Corey , January 15, 2017 at 12:18 pm

This makes a cute story, but I seriously doubt its accuracy. I did three years in Federal prison (1999-2002) and I recall that commissary purchases were regulated quite strictly. It would have been nearly impossible to buy up all of the hot chocolate mix, or anything else for that matter. Further, there were restrictions on the types and amounts of items that were permitted be kept in an inmate's cell or cube. It would have been impractical to purchase and store up a large quantity of an item, and attempting to corner a market in a popular product and exploit the consumers could very well prove – ahem – hazardous to one's well-being. The FCI commissary order list confirms my recollection. Inmate purchases of drink mixes are limited to 1 each:

FCI Commissary List

Cute story. Former billionaire financier now small-time hustler in prison. But almost certainly false.

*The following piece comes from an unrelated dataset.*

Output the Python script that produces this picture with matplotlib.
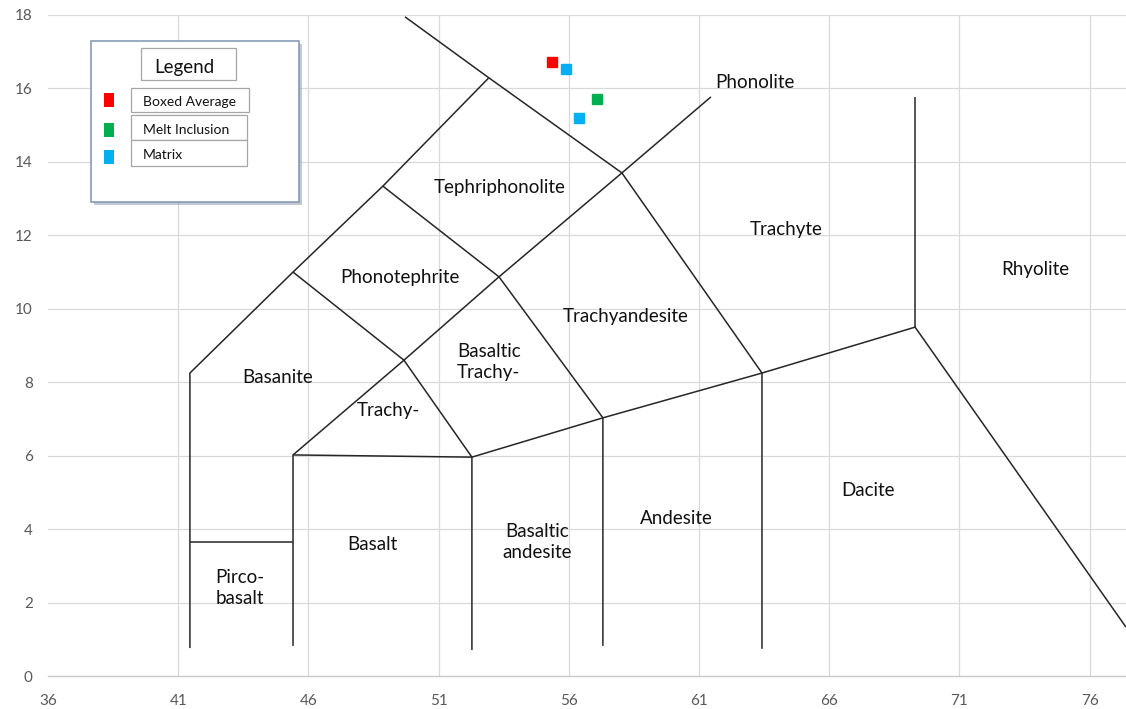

nechaev , January 15, 2017 at 1:36 pm

your comment interesting, esp. in light of reports in the past decade that canned mackerel had replaced cigarettes as barter currency within federal prisons: see, f. ex: http://www.wsj.com/articles/SB122290720439096481 .

How then are / were quantities accumulated if the limits on canned fish is 5 cans per inmate. Ditto cigs back in the day when smokes were allowed?

alex morfesis , January 15, 2017 at 3:09 pm

Madoff made off with all the cash with the help of a not so little firm named fiserv, which seemed to be the go to firm for corporate criminals as its software was "malleable" maybe his old friends at fiserv handle the BOP accounting system and magically the magic is back ??